Your goal | Leave out the pictures, and write out exactly the lines from the beginning of the material to the line holding "import seaborn as sns", that line included, and nothing else.

Data for the task |

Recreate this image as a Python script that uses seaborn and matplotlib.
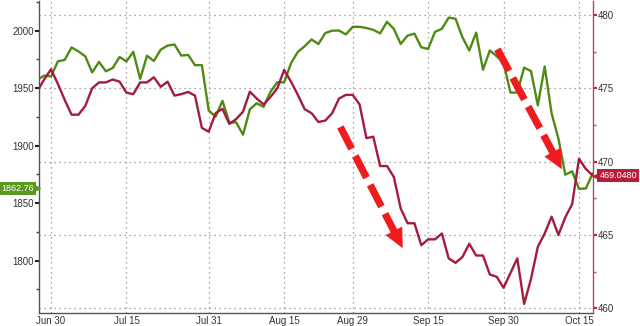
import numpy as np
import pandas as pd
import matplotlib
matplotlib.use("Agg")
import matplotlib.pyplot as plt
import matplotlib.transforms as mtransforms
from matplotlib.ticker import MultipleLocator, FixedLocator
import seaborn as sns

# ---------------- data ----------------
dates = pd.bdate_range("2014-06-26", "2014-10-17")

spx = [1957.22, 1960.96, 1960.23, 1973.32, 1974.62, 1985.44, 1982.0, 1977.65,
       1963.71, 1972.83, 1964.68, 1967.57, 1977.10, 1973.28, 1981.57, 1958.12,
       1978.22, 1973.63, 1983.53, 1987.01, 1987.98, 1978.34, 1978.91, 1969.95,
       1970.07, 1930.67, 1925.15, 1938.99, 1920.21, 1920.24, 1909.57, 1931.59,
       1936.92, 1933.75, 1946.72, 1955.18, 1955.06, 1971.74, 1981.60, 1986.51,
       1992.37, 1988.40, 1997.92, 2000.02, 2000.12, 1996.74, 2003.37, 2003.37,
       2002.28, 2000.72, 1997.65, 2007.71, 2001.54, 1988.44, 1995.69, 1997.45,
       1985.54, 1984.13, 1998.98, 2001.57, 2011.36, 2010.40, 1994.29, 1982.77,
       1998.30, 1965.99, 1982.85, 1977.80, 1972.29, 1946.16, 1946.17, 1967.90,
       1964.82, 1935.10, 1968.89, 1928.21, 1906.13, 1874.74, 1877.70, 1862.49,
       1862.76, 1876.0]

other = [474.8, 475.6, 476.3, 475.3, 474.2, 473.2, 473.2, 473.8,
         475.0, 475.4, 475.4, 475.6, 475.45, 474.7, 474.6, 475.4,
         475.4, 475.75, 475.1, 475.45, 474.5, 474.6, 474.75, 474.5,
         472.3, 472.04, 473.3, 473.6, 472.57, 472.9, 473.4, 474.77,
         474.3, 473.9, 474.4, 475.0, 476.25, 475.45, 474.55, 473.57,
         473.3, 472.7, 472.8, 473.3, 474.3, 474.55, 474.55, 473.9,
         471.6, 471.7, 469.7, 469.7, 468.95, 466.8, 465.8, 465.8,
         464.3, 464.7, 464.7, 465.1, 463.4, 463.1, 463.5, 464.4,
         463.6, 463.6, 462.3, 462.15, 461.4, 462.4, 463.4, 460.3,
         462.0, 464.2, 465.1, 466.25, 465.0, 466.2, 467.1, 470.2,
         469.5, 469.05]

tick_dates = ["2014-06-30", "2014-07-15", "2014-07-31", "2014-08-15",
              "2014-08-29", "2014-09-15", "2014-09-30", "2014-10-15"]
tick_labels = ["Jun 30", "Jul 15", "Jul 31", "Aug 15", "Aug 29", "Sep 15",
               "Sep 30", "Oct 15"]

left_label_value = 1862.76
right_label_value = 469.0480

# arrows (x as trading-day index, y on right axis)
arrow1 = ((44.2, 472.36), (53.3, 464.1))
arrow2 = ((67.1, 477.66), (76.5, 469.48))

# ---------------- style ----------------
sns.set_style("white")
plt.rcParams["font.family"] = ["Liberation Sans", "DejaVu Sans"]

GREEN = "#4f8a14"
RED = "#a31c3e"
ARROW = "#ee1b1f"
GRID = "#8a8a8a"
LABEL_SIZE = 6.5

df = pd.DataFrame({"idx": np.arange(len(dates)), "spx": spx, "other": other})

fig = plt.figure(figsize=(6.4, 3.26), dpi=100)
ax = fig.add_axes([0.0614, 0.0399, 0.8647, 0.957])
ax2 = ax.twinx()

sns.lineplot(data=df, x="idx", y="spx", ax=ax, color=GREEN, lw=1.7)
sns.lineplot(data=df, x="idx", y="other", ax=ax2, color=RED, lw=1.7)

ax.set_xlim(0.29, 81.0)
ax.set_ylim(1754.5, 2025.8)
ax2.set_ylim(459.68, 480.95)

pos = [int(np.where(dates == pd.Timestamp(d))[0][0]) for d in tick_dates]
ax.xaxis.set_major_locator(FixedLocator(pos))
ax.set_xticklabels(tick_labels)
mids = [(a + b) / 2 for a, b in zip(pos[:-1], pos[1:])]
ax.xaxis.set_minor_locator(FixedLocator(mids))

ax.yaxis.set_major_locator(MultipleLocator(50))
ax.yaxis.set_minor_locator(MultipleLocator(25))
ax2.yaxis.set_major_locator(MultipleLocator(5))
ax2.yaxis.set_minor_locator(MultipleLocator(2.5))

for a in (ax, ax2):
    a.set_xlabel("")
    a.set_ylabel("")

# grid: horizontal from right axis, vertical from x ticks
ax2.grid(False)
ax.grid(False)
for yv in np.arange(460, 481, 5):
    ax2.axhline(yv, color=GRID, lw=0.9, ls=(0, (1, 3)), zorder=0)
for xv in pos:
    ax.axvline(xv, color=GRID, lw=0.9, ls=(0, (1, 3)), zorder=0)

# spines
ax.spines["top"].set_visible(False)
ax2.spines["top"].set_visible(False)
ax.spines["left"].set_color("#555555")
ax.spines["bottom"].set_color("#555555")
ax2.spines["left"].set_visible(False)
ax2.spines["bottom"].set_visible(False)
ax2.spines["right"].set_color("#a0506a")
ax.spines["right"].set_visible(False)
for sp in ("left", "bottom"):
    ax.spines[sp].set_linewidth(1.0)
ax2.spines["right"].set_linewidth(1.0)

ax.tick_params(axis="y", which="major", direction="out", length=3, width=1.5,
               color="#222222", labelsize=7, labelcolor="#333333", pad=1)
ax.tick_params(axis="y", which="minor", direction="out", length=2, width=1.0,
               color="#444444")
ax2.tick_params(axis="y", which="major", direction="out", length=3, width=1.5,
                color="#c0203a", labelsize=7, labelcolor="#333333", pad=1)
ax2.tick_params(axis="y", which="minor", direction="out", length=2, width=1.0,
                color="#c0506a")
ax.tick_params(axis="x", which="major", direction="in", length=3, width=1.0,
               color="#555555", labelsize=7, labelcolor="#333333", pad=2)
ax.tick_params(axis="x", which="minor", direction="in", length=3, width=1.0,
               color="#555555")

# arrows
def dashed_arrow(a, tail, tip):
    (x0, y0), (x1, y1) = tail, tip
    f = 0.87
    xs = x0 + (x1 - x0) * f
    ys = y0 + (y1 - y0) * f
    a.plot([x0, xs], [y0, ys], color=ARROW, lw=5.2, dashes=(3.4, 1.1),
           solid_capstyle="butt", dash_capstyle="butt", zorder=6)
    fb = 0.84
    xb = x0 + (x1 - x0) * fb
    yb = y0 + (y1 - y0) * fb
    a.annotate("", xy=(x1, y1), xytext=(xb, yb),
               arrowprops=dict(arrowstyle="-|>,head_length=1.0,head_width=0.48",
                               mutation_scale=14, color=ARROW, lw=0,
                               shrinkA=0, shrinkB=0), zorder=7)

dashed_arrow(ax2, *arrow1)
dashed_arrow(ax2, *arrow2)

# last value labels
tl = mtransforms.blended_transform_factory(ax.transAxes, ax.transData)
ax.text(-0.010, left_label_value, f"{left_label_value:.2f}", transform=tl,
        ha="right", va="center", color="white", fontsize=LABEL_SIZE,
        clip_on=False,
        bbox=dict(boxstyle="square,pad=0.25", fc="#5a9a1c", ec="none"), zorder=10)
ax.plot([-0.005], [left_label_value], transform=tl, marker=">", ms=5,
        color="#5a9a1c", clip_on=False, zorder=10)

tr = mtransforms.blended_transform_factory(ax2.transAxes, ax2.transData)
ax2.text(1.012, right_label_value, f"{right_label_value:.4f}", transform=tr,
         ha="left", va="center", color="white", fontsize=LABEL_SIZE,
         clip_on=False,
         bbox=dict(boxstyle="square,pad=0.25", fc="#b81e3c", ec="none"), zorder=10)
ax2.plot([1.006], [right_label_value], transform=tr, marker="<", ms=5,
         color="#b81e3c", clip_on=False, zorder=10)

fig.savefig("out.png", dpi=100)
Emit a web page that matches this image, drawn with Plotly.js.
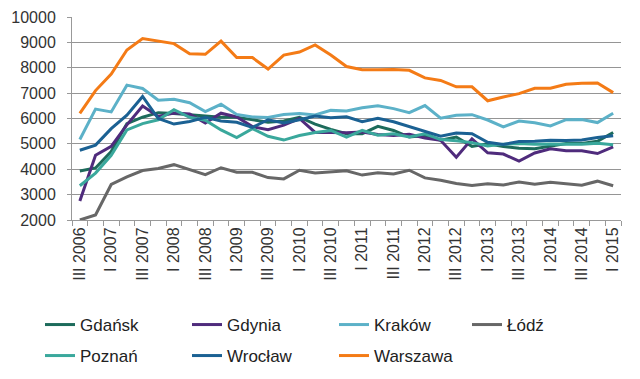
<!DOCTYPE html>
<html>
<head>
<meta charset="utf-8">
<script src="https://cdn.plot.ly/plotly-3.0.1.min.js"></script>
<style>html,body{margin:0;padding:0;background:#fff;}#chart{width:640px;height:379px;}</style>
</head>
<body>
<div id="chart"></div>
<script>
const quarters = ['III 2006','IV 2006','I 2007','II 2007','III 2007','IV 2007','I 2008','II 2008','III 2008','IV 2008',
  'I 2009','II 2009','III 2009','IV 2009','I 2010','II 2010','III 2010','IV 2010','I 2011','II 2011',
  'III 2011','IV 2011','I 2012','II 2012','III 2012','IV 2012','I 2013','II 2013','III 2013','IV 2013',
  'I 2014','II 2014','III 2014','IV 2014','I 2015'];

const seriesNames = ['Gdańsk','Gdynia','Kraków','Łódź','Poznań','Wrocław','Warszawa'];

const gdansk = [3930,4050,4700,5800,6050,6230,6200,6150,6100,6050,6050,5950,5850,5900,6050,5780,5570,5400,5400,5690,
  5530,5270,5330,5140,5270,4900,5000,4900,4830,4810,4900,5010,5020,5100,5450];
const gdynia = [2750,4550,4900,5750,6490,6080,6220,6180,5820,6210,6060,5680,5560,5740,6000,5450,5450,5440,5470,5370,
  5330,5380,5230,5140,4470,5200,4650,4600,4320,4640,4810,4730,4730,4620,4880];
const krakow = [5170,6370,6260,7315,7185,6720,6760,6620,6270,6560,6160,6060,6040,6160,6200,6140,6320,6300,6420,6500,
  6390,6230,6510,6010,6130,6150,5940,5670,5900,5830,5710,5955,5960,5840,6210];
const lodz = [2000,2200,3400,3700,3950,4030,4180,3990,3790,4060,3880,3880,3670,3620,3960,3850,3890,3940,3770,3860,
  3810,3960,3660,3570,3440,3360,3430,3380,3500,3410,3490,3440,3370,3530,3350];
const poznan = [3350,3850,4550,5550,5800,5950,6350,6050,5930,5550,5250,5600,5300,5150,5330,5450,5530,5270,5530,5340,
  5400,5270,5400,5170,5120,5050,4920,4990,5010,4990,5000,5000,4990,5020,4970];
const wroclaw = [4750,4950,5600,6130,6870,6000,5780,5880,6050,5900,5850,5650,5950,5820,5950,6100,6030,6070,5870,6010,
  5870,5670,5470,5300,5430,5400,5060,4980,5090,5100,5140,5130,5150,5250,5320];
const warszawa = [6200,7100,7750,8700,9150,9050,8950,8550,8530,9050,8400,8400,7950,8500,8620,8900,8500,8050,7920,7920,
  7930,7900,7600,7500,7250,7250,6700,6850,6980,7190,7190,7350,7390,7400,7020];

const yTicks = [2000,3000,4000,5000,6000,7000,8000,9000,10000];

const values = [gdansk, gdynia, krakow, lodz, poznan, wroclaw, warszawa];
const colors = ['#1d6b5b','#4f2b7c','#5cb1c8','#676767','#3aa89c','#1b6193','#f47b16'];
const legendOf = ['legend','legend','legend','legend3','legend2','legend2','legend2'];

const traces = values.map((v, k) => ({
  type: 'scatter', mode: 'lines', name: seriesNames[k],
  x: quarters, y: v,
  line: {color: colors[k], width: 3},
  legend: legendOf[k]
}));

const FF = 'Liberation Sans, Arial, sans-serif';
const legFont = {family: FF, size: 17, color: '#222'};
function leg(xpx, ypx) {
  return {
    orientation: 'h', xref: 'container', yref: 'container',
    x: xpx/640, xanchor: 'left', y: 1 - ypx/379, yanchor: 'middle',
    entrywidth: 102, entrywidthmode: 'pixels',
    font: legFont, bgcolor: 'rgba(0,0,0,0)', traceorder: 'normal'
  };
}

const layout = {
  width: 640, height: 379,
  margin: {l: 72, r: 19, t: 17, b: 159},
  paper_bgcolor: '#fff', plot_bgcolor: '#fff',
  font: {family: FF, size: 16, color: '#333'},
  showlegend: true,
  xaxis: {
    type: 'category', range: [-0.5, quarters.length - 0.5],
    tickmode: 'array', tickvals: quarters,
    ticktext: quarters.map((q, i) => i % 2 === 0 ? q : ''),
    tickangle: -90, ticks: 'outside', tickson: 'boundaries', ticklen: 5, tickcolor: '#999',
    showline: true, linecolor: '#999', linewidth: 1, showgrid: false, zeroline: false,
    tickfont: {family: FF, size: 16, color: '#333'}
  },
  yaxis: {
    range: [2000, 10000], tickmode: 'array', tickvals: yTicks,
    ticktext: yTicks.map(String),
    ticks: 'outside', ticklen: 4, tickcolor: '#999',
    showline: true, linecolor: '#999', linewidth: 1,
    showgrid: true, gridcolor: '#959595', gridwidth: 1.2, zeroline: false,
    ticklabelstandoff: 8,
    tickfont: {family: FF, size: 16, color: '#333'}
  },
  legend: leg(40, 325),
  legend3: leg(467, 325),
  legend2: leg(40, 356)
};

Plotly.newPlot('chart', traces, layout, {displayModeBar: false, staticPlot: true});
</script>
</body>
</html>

Completed exercise |
Recreate this image as a Python script that uses seaborn and matplotlib.
import numpy as np
import pandas as pd
import matplotlib
matplotlib.use("Agg")
import matplotlib.pyplot as plt
import matplotlib.transforms as mtransforms
from matplotlib.ticker import MultipleLocator, FixedLocator
import seaborn as sns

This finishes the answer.